Data storage on Magnetic Disk : DBMS perspective

Why read about the disk structure ?

When querying data from database, the server has to optimize the access plan for each database object. Generation of plan must be done keeping in mind the disk structure. This significantly affects the read time when the data is in the volumes of giga bytes.

Magnetic disks are widely used for database applications. They support direct access to a desired location in disk. Job of DBMS is to provide seamless access to data on disk, so that applications need not worry about whether data is in main memory or disk.

Disk Structure:

Data is stored on disk, in units called blocks. A block is a contiguous sequence of bytes. Even though we need to read a single row of size 1 Kilo byte, we have to read the whole block. Blocks are arranged in concentric rings called tracks. Tracks can be recorded on one or both surfaces of a platter. Accordingly we refer to platters as single-sided or double-sided. The set of all tracks with the same diameter is called a cylinder, because the space occupied by these tracks is shaped like a cylinder; a cylinder contains one track per platter surface.

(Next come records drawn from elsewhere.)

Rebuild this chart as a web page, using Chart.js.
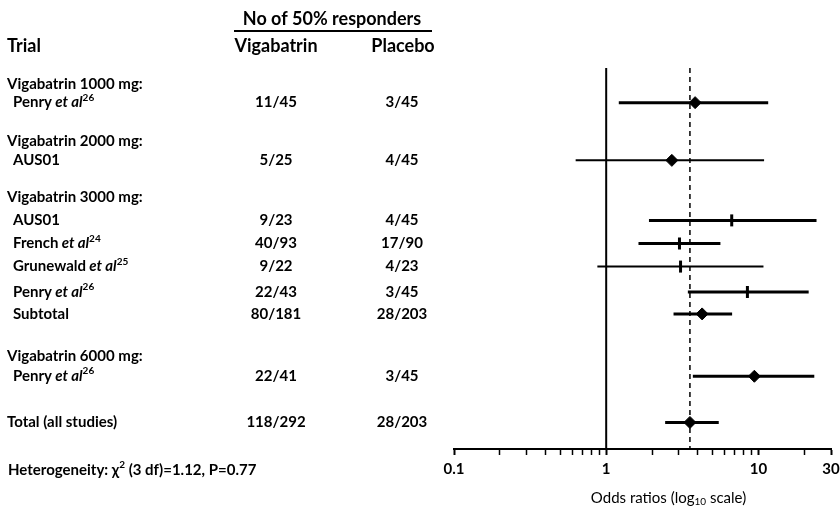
<!DOCTYPE html>
<html>
<head>
<meta charset="utf-8">
<script src="https://cdn.jsdelivr.net/npm/chart.js@4"></script>
<style>
  html, body { margin: 0; padding: 0; background: #fff; }
  #wrap { width: 840px; height: 512px; }
</style>
</head>
<body>
<div id="wrap"><canvas id="forestChart" width="840" height="512"></canvas></div>
<script>
// rows of the forest plot, top to bottom
const trialNames = ["Penry", "AUS01", "AUS01", "French", "Grunewald", "Penry", "Subtotal", "Penry", "Total (all studies)"];
const trialRefs = ["26", "", "", "24", "25", "26", "", "26", ""];
const vigResponders = ["11/45", "5/25", "9/23", "40/93", "9/22", "22/43", "80/181", "22/41", "118/292"];
const placeboResponders = ["3/45", "4/45", "4/45", "17/90", "4/23", "3/45", "28/203", "3/45", "28/203"];
const oddsRatio = [3.84, 2.70, 6.68, 3.03, 3.08, 8.47, 4.27, 9.41, 3.55];
const ciLow = [1.21, 0.63, 1.91, 1.63, 0.875, 3.44, 2.77, 3.71, 2.44];
const ciHigh = [11.6, 10.9, 24.1, 5.63, 10.8, 21.4, 6.72, 23.3, 5.49];
const markerType = ["diamond", "diamond", "tick", "tick", "tick", "tick", "diamond", "diamond", "diamond"];
const rowPos = [1.5, 4.0, 6.6, 7.6, 8.6, 9.7, 10.65, 13.35, 15.35];

const groupLabels = ["Vigabatrin 1000 mg:", "Vigabatrin 2000 mg:", "Vigabatrin 3000 mg:", "Vigabatrin 6000 mg:"];
const groupPos = [0.7, 3.15, 5.6, 12.5];

const pooledOR = 3.55;
const yMax = 16.5;
const tickValues = [0.1, 0.2, 0.3, 0.4, 0.5, 0.6, 0.7, 0.8, 0.9, 1, 2, 3, 4, 5, 6, 7, 8, 9, 10, 20, 30];
const tickLabels = [0.1, 1, 10, 30];

const FONT = "Lato, 'Open Sans', sans-serif";

// draws a run of text pieces (normal / italic / superscript)
function drawRich(ctx, parts, x, y, align) {
  let total = 0;
  parts.forEach(p => { ctx.font = p.font; total += ctx.measureText(p.text).width; });
  let cx = align === "center" ? x - total / 2 : x;
  ctx.textAlign = "left";
  parts.forEach(p => {
    ctx.font = p.font;
    ctx.fillText(p.text, cx, y + (p.dy || 0));
    cx += ctx.measureText(p.text).width;
  });
}

const tablePlugin = {
  id: "forestTable",
  afterDraw(chart) {
    const ctx = chart.ctx;
    const ys = chart.scales.y;
    const xs = chart.scales.x;
    const head = "bold 18px " + FONT;
    const main = "bold 15px " + FONT;
    const ital = "italic bold 15px " + FONT;
    const sup = "bold 10px " + FONT;
    const colVig = 276, colPla = 402;
    ctx.save();
    ctx.fillStyle = "#000";
    ctx.strokeStyle = "#000";
    ctx.textBaseline = "middle";

    // header
    drawRich(ctx, [{ text: "No of 50% responders", font: head }], 332, ys.getPixelForValue(-2.1), "center");
    ctx.lineWidth = 2;
    ctx.beginPath();
    ctx.moveTo(234, ys.getPixelForValue(-1.6));
    ctx.lineTo(432, ys.getPixelForValue(-1.6));
    ctx.stroke();
    const hy = ys.getPixelForValue(-0.95);
    drawRich(ctx, [{ text: "Trial", font: head }], 7, hy, "left");
    drawRich(ctx, [{ text: "Vigabatrin", font: head }], colVig, hy, "center");
    drawRich(ctx, [{ text: "Placebo", font: head }], 403, hy, "center");

    groupLabels.forEach((g, i) => {
      drawRich(ctx, [{ text: g, font: main }], 7, ys.getPixelForValue(groupPos[i]), "left");
    });

    trialNames.forEach((name, i) => {
      const py = ys.getPixelForValue(rowPos[i]);
      const parts = [{ text: name, font: main }];
      if (trialRefs[i]) {
        parts.push({ text: " et al", font: ital });
        parts.push({ text: trialRefs[i], font: sup, dy: -5 });
      }
      const indent = i === trialNames.length - 1 ? 7 : 13;
      drawRich(ctx, parts, indent, py, "left");
      drawRich(ctx, [{ text: vigResponders[i], font: main }], colVig, py, "center");
      drawRich(ctx, [{ text: placeboResponders[i], font: main }], colPla, py, "center");
    });

    // footnote
    drawRich(ctx, [
      { text: "Heterogeneity: \u03c7", font: main },
      { text: "2", font: sup, dy: -5 },
      { text: " (3 df)=1.12, P=0.77", font: main }
    ], 8, ys.getPixelForValue(17.4), "left");

    // axis title with subscript
    const tx = (xs.left + xs.right) / 2 + 26;
    drawRich(ctx, [
      { text: "Odds ratios (log", font: "15px " + FONT },
      { text: "10", font: "10px " + FONT, dy: 4 },
      { text: " scale)", font: "15px " + FONT }
    ], tx, 498, "center");
    ctx.restore();
  }
};

const ciSets = trialNames.map((n, i) => ({
  data: [{ x: ciLow[i], y: rowPos[i] }, { x: ciHigh[i], y: rowPos[i] }],
  showLine: true,
  borderColor: "#000",
  borderWidth: (i === 1 || i === 4) ? 2 : 3,
  pointRadius: 0
}));

const datasets = [
  {
    data: [{ x: 1, y: 0 }, { x: 1, y: yMax }],
    showLine: true, borderColor: "#000", borderWidth: 2, pointRadius: 0
  },
  {
    data: [{ x: pooledOR, y: 0 }, { x: pooledOR, y: yMax }],
    showLine: true, borderColor: "#000", borderWidth: 1.5, borderDash: [5, 4], pointRadius: 0
  },
  ...ciSets,
  {
    data: oddsRatio.map((v, i) => ({ x: v, y: rowPos[i] })),
    showLine: false,
    pointStyle: c => markerType[c.dataIndex] === "diamond" ? "rectRot" : "line",
    pointRotation: c => markerType[c.dataIndex] === "diamond" ? 0 : 90,
    pointRadius: 6,
    pointBorderWidth: c => markerType[c.dataIndex] === "diamond" ? 1 : 3,
    backgroundColor: "#000",
    borderColor: "#000"
  }
];

const ctx = document.getElementById("forestChart").getContext("2d");
new Chart(ctx, {
  type: "scatter",
  data: { datasets: datasets },
  options: {
    responsive: false,
    animation: false,
    layout: { padding: { left: 454, right: 0, top: 68, bottom: 29 } },
    plugins: { legend: { display: false }, tooltip: { enabled: false } },
    scales: {
      x: {
        type: "logarithmic",
        min: 0.1,
        max: 30,
        afterBuildTicks: scale => {
          scale.ticks = tickValues.map(v => ({ value: v }));
        },
        afterFit: scale => {
          scale.paddingLeft = 0;
          scale.paddingRight = 8;
        },
        ticks: {
          autoSkip: false,
          maxRotation: 0,
          padding: 5,
          color: "#000",
          font: { family: FONT, size: 15, weight: "bold" },
          callback: v => tickLabels.includes(v) ? String(v) : ""
        },
        grid: {
          drawOnChartArea: false,
          tickLength: 6,
          tickColor: "#000",
          tickWidth: c => (c.tick && tickLabels.includes(c.tick.value)) ? 2 : 1.5
        },
        border: { display: true, color: "#000", width: 2 }
      },
      y: {
        type: "linear",
        display: false,
        reverse: true,
        min: 0,
        max: yMax
      }
    }
  },
  plugins: [tablePlugin]
});
</script>
</body>
</html>
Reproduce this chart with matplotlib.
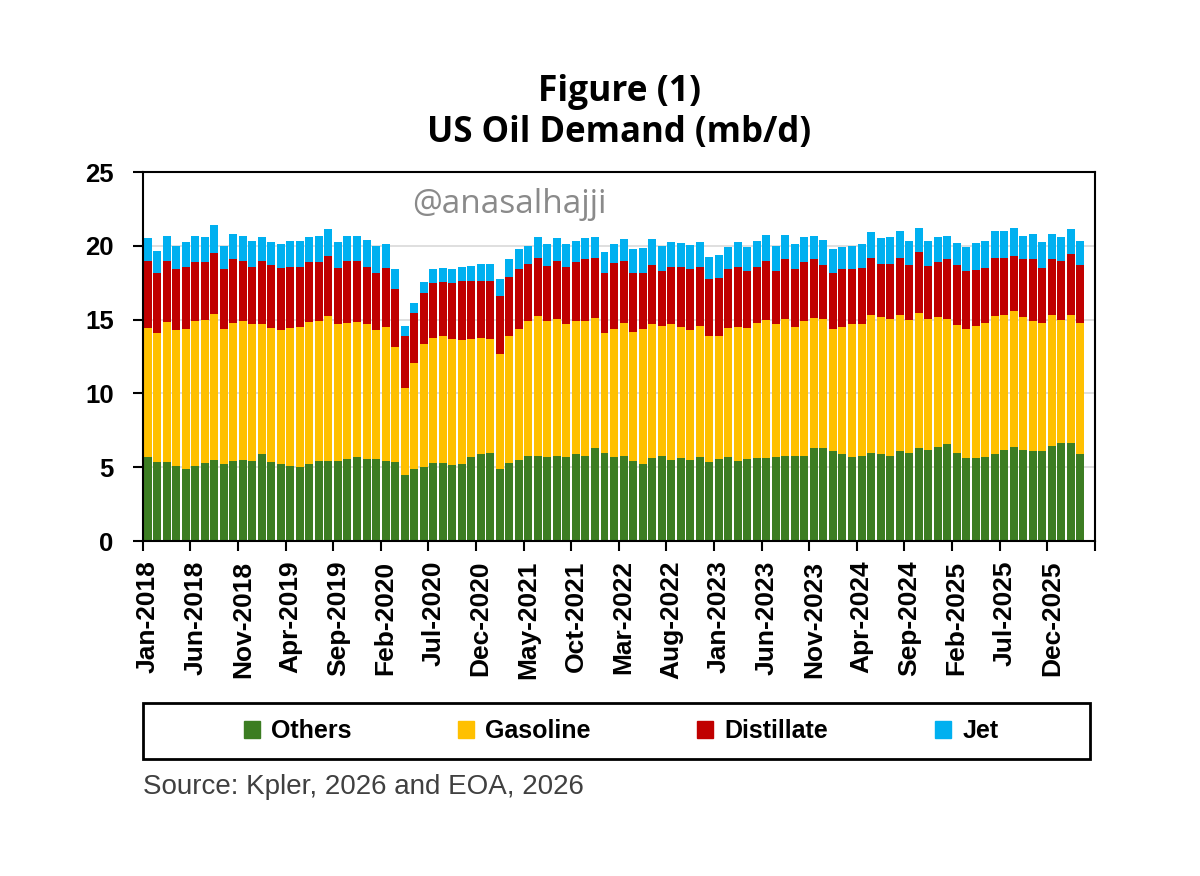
import numpy as np
import pandas as pd
import matplotlib
matplotlib.use("Agg")
import matplotlib.pyplot as plt
from matplotlib.patches import Rectangle, Patch

# monthly categories Jan-2018 .. Mar-2026 (one empty slot after, as on the source chart)
months = pd.date_range("2018-01-01", "2026-03-01", freq="MS").strftime("%b-%Y").tolist()

# mb/d
others = [5.71, 5.33, 5.33, 5.08, 4.86, 5.10, 5.31, 5.51, 5.22, 5.42, 5.51, 5.42, 5.89, 5.33, 5.20, 5.08, 5.03, 5.20, 5.42, 5.42,
          5.42, 5.56, 5.71, 5.56, 5.53, 5.42, 5.33, 4.47, 4.86, 5.03, 5.31, 5.31, 5.15, 5.22, 5.71, 5.89, 5.98, 4.86, 5.31, 5.49,
          5.78, 5.78, 5.67, 5.78, 5.71, 5.89, 5.78, 6.28, 5.98, 5.71, 5.78, 5.42, 5.22, 5.60, 5.78, 5.49, 5.60, 5.49, 5.71, 5.33,
          5.53, 5.71, 5.42, 5.53, 5.60, 5.60, 5.71, 5.78, 5.78, 5.78, 6.28, 6.28, 6.10, 5.89, 5.71, 5.78, 5.98, 5.89, 5.78, 6.10,
          5.98, 6.28, 6.17, 6.39, 6.57, 5.98, 5.64, 5.60, 5.71, 5.89, 6.17, 6.39, 6.17, 6.10, 6.10, 6.46, 6.66, 6.66, 5.89]
gasoline = [8.74, 8.79, 9.48, 9.22, 9.51, 9.83, 9.66, 9.85, 9.15, 9.33, 9.37, 9.26, 8.79, 9.08, 9.10, 9.37, 9.49, 9.61, 9.51, 9.82,
            9.26, 9.19, 9.10, 9.12, 8.77, 9.06, 7.79, 5.87, 7.22, 8.29, 8.47, 8.58, 8.54, 8.40, 7.98, 7.89, 7.71, 7.81, 8.58, 8.88,
            9.10, 9.46, 9.26, 9.24, 8.97, 9.04, 9.10, 8.85, 8.14, 8.66, 8.97, 8.76, 9.15, 9.08, 8.79, 9.19, 8.88, 8.81, 8.86, 8.56,
            8.36, 8.74, 9.10, 8.92, 9.15, 9.40, 8.97, 9.24, 8.74, 9.10, 8.85, 8.74, 8.27, 8.63, 8.97, 8.90, 9.33, 9.26, 9.28, 9.21,
            9.02, 9.14, 8.89, 8.76, 8.49, 8.66, 8.73, 8.97, 9.04, 9.35, 9.14, 9.21, 8.98, 8.83, 8.65, 8.85, 8.34, 8.65, 8.86]
distillate = [4.52, 4.01, 4.16, 4.10, 4.22, 3.95, 3.91, 4.13, 4.03, 4.33, 4.09, 3.91, 4.29, 4.29, 4.17, 4.14, 4.07, 4.07, 3.95, 4.05,
              3.79, 4.22, 4.16, 3.91, 3.88, 4.04, 3.93, 3.55, 3.34, 3.46, 3.68, 3.68, 3.77, 4.02, 3.95, 3.86, 3.95, 3.93, 4.02, 4.03,
              3.89, 3.91, 3.72, 3.95, 3.91, 3.95, 4.20, 4.02, 4.06, 4.44, 4.22, 4.00, 3.81, 4.02, 3.74, 3.91, 4.11, 4.10, 4.02, 3.84,
              3.91, 3.95, 4.07, 3.86, 3.84, 3.99, 3.63, 4.06, 3.88, 4.00, 3.95, 3.68, 3.81, 3.88, 3.72, 3.84, 3.84, 3.62, 3.71, 3.89,
              3.70, 4.14, 3.59, 3.73, 4.02, 4.06, 3.92, 3.79, 3.72, 3.96, 3.89, 3.73, 3.93, 4.15, 3.77, 3.77, 3.97, 4.13, 3.95]
jet = [1.53, 1.54, 1.72, 1.60, 1.64, 1.81, 1.74, 1.90, 1.60, 1.72, 1.72, 1.74, 1.63, 1.53, 1.65, 1.74, 1.74, 1.69, 1.81, 1.83,
       1.76, 1.72, 1.72, 1.80, 1.82, 1.60, 1.38, 0.68, 0.68, 0.75, 0.97, 0.95, 0.97, 0.95, 1.01, 1.13, 1.13, 1.13, 1.17, 1.36,
       1.23, 1.42, 1.47, 1.53, 1.53, 1.45, 1.42, 1.47, 1.38, 1.31, 1.47, 1.58, 1.69, 1.74, 1.69, 1.64, 1.58, 1.65, 1.64, 1.53,
       1.58, 1.54, 1.64, 1.63, 1.74, 1.72, 1.69, 1.63, 1.72, 1.69, 1.58, 1.69, 1.58, 1.54, 1.60, 1.60, 1.76, 1.73, 1.80, 1.80,
       1.63, 1.62, 1.68, 1.74, 1.61, 1.51, 1.65, 1.85, 1.86, 1.80, 1.80, 1.85, 1.61, 1.72, 1.71, 1.72, 1.65, 1.68, 1.65]

series = [("Others", others, "#3c7d22"),
          ("Gasoline", gasoline, "#ffc000"),
          ("Distillate", distillate, "#c00000"),
          ("Jet", jet, "#00b0f0")]

fig = plt.figure(figsize=(12, 8.76), dpi=100)
ax = fig.add_axes([0.119, 0.3824, 0.7933, 0.4212])

x = np.arange(len(months))
bottom = np.zeros(len(months))
for name, vals, col in series:
    ax.bar(x, vals, width=0.84, bottom=bottom, color=col, zorder=2)
    bottom += np.array(vals)

ax.set_xlim(-0.5, len(months) + 0.5)
ax.set_ylim(0, 25)
ax.set_yticks([0, 5, 10, 15, 20, 25])
ax.yaxis.grid(True, color="#d9d9d9", lw=1.2, zorder=0)
ax.set_axisbelow(True)

lab_pos = x[::5]
ax.set_xticks(lab_pos, [months[i] for i in lab_pos], rotation=90)
ax.set_xticks(np.arange(-0.5, len(months) + 1, 5), minor=True)
ax.tick_params(axis="x", which="major", length=0, pad=14)
ax.tick_params(axis="x", which="minor", length=7, width=1.5, direction="out")
ax.tick_params(axis="y", length=7, width=1.5, direction="out", pad=14)
for lab in ax.get_xticklabels():
    lab.set_fontfamily("Liberation Sans")
    lab.set_fontweight("bold")
    lab.set_fontsize(19)
for lab in ax.get_yticklabels():
    lab.set_fontfamily("Liberation Sans")
    lab.set_fontweight("bold")
    lab.set_fontsize(18.5)
for s in ax.spines.values():
    s.set_linewidth(1.5)
    s.set_color("black")

fig.text(0.516, 1 - 101 / 876, "Figure (1)", ha="center", va="baseline",
         fontsize=25.5, fontweight="bold", family="Open Sans")
fig.text(0.516, 1 - 142 / 876, "US Oil Demand (mb/d)", ha="center", va="baseline",
         fontsize=25, fontweight="bold", family="Open Sans")
fig.text(412 / 1200, 1 - 213 / 876, "@anasalhajji", ha="left", va="baseline",
         fontsize=24, color="#8a8a8a", family="Open Sans")

# legend box
fig.patches.append(Rectangle((143 / 1200, 1 - 759 / 876), 947 / 1200, 56 / 876,
                             transform=fig.transFigure, fill=False, lw=2, ec="black"))
handles = [Patch(color=col, label=name) for name, vals, col in series]
fig.legend(handles=handles, loc="center", bbox_to_anchor=(621 / 1200, 1 - 731 / 876),
           ncol=4, frameon=False, handlelength=0.65, handleheight=0.65, handletextpad=0.45,
           columnspacing=4.25, prop={"family": "Liberation Sans", "weight": "bold", "size": 18})

fig.text(143 / 1200, 1 - 794 / 876, "Source: Kpler, 2026 and EOA, 2026", ha="left", va="baseline",
         fontsize=20, color="#404040", family="Liberation Sans")

fig.savefig("out.png", dpi=100)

Each track is divided into arcs called sectors. When the disk is initialized, we can set the size of a disk block as a multiple of the sector size.

disk-structure45-10-638

An array of disk heads, one per recorded surface, is moved as a unit. When one head is positioned over a block, the other heads are in identical positions with respect to their platters. To read or write a block, a disk head must be positioned on top of the block. As the size of a platter decreases, seek times also decrease since we have to move a disk head a smaller distance. Typical platter diameters are 3.5 inches.

Disk Controller :

A disk controller interfaces a disk drive to the computer. It issues instructions to read or write a sector by moving the arm assembly and transferring data to and from the disk surfaces. A checksum is computed for when data is written to a sector and stored with the sector. The checksum is computed again when the data on the sector is read back. If the sector is corrupted or the read is faulty for some reason, the checksums will differ. The controller computes checksums and if it detects an error, it tries to read the sector again.

While direct access to any desired location in main memory takes approximately the same time, determining the time to access a location on disk is more complicated. The time to access a disk block has several components.

  1. Seek time is the time taken to move the disk heads to the track on which a desired block is located.
  2. Rotational delay is the waiting time for the desired block to rotate under the disk head. It is the time required for half a rotation on average and is usually less than seek time.
  3. Transfer time is the time to actually read or write the data in the block once the head is positioned, that is, the time for the disk to rotate over the block.